# start of Provided data

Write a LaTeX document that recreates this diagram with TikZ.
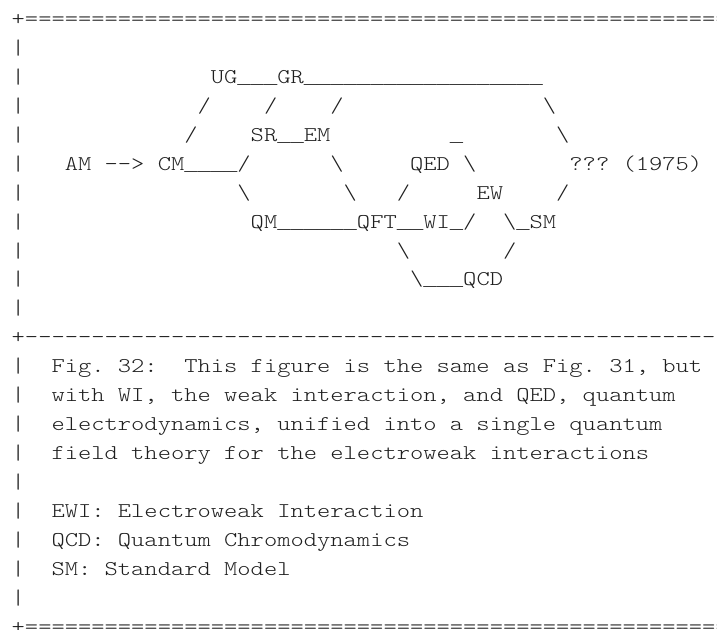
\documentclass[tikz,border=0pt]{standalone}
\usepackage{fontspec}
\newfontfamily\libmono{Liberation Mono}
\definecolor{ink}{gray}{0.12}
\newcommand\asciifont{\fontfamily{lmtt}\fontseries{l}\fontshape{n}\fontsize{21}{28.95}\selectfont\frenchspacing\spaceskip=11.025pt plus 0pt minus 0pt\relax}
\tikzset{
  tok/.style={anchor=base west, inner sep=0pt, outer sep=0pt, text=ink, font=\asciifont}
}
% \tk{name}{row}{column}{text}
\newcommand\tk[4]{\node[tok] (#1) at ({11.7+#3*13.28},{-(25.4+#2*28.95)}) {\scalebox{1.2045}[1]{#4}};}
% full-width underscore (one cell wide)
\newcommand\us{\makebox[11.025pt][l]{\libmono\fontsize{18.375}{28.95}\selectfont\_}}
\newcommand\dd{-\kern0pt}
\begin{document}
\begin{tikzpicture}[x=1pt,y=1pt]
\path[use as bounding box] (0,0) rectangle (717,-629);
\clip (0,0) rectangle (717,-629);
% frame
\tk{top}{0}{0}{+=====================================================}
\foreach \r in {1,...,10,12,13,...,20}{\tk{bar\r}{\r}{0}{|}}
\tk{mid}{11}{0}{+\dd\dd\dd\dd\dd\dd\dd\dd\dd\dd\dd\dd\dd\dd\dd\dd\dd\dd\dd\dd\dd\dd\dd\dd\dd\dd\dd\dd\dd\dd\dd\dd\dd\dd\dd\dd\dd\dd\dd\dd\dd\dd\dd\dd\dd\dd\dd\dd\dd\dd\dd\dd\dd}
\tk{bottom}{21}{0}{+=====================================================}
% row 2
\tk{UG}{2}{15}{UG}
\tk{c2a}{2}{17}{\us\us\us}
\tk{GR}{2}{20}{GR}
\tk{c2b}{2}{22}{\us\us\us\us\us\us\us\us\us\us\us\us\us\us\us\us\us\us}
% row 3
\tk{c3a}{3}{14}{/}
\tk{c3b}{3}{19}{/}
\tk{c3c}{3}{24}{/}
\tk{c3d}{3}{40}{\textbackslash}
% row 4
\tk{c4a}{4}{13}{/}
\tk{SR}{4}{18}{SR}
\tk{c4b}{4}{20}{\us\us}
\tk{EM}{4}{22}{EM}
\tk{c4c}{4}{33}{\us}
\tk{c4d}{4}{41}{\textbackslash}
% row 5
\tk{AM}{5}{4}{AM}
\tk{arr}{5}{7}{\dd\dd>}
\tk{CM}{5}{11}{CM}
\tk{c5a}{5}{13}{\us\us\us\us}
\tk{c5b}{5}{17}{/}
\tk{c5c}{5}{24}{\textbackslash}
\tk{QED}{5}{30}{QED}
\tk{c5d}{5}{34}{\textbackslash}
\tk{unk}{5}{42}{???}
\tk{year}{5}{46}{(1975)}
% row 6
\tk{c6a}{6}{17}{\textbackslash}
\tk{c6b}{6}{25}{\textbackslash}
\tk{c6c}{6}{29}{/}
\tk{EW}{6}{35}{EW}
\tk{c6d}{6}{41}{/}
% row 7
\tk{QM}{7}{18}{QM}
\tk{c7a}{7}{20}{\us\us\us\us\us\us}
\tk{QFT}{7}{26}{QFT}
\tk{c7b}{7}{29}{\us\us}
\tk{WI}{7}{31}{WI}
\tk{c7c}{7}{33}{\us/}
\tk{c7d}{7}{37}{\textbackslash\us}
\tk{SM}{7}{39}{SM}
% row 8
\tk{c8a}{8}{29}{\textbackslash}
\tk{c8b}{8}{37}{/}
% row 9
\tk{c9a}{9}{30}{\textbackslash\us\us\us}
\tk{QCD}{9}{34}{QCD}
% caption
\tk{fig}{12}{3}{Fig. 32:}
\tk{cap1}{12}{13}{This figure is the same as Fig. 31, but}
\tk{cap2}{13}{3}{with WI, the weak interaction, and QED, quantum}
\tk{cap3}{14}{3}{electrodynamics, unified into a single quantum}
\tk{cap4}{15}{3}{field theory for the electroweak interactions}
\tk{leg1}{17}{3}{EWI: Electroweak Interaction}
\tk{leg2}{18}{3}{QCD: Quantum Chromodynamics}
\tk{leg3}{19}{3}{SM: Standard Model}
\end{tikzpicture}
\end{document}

# end of Provided data
# start of Provided data

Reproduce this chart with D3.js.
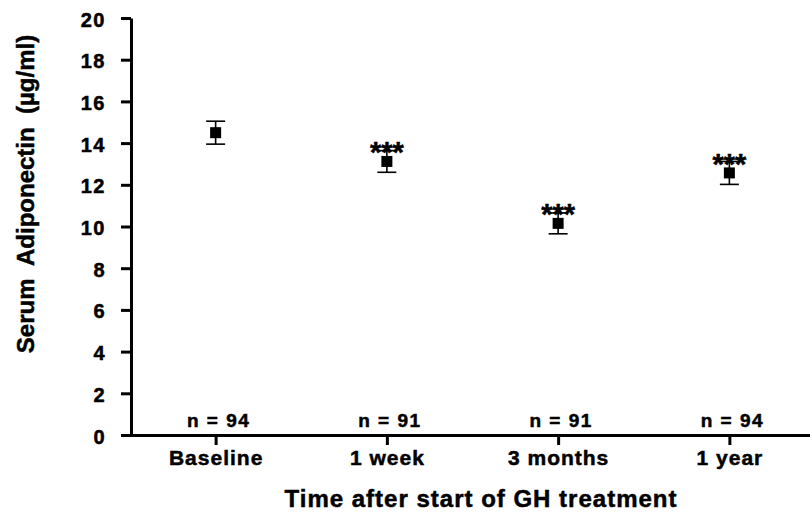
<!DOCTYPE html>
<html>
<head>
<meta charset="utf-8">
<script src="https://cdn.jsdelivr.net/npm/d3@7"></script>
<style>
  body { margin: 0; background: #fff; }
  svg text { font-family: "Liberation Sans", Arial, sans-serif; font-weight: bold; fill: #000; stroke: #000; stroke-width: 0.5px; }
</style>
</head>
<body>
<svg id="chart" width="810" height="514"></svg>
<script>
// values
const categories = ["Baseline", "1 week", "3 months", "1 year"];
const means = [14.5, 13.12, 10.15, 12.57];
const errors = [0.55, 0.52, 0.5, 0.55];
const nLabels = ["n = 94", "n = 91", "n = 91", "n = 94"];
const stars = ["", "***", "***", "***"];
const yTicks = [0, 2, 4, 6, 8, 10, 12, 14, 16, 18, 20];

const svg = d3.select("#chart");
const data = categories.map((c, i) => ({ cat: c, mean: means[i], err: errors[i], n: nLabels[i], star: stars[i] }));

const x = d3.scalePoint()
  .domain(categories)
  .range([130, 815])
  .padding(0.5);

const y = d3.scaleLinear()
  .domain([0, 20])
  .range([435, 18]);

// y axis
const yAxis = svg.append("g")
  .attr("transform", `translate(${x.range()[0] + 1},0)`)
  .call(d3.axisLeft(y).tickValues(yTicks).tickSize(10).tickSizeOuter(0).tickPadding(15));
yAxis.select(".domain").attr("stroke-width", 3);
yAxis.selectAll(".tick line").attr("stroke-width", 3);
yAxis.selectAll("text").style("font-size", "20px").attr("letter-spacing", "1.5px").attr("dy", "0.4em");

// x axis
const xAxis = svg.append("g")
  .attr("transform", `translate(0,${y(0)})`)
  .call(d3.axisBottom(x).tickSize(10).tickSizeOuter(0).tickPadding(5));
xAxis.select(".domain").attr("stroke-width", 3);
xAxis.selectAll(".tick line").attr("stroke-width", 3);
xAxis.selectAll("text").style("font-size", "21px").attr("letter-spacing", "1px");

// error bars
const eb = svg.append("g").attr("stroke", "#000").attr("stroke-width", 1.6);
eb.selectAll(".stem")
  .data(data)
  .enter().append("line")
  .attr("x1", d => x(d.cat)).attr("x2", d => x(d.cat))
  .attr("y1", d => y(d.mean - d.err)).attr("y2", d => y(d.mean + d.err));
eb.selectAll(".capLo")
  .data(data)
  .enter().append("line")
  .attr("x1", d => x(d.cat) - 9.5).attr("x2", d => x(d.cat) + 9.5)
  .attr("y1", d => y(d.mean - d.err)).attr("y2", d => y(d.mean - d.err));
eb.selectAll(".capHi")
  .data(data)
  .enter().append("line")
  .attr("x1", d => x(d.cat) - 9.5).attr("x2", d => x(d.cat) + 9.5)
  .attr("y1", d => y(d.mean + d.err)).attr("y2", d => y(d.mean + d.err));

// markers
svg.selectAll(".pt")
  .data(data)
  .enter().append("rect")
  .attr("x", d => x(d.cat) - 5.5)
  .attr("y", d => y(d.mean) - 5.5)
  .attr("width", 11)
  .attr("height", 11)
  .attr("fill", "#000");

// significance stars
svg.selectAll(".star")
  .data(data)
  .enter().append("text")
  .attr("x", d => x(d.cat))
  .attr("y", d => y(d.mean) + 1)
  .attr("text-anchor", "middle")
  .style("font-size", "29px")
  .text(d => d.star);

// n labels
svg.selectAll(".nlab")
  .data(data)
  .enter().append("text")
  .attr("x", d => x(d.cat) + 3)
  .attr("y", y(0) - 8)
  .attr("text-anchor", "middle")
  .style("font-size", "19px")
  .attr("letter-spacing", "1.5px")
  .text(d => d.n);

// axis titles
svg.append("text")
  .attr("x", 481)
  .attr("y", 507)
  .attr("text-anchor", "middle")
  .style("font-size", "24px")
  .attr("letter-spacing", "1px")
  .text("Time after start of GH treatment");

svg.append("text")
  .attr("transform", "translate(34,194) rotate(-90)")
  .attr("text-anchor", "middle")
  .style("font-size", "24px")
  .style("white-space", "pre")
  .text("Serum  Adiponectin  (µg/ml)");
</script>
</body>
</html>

# end of Provided data
# start of Provided data

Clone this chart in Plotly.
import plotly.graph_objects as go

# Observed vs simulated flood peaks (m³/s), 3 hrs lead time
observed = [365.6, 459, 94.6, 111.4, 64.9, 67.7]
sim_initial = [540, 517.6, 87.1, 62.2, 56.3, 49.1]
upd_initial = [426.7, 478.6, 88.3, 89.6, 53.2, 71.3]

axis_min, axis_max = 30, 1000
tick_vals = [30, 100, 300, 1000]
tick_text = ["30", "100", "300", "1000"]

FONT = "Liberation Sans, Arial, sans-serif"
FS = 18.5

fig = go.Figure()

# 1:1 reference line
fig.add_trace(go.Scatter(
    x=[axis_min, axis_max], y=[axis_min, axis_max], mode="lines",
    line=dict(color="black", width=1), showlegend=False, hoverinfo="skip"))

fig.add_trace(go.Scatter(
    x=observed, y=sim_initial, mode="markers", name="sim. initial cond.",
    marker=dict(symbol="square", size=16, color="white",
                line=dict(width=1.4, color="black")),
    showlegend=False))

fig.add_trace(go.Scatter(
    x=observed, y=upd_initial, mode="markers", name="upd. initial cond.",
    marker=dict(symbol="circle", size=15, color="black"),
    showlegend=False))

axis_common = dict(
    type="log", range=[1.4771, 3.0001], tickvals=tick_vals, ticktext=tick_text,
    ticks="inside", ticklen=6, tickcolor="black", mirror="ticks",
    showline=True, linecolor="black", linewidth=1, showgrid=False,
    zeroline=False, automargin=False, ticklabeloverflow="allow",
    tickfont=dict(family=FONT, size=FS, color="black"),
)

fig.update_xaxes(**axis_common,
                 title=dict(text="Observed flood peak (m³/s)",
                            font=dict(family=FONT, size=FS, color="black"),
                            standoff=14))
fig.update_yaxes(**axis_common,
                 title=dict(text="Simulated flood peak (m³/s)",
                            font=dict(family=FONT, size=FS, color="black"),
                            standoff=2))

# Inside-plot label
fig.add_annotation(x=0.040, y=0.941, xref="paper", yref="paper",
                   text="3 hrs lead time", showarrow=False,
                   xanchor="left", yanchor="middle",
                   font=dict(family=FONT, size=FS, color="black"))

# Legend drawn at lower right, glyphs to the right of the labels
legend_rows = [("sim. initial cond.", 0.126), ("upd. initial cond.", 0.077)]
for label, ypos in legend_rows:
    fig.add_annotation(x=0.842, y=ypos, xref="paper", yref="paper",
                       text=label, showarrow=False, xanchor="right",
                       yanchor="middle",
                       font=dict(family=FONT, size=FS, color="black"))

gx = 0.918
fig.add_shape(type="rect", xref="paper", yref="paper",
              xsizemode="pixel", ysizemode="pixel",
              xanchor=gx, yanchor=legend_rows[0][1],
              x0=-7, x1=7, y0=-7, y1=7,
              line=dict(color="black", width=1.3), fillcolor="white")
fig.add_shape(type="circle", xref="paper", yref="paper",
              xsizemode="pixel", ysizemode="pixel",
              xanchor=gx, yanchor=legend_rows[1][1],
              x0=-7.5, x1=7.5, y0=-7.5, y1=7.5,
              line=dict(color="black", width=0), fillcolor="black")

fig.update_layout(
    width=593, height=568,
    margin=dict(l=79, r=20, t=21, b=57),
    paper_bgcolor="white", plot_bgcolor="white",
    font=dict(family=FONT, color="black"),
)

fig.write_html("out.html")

# end of Provided data

### The request
Extract all lines of the records above that include "with".

### Answer for this exercise
Write a LaTeX document that recreates this diagram with TikZ.
\tk{cap2}{13}{3}{with WI, the weak interaction, and QED, quantum}
Reproduce this chart with D3.js.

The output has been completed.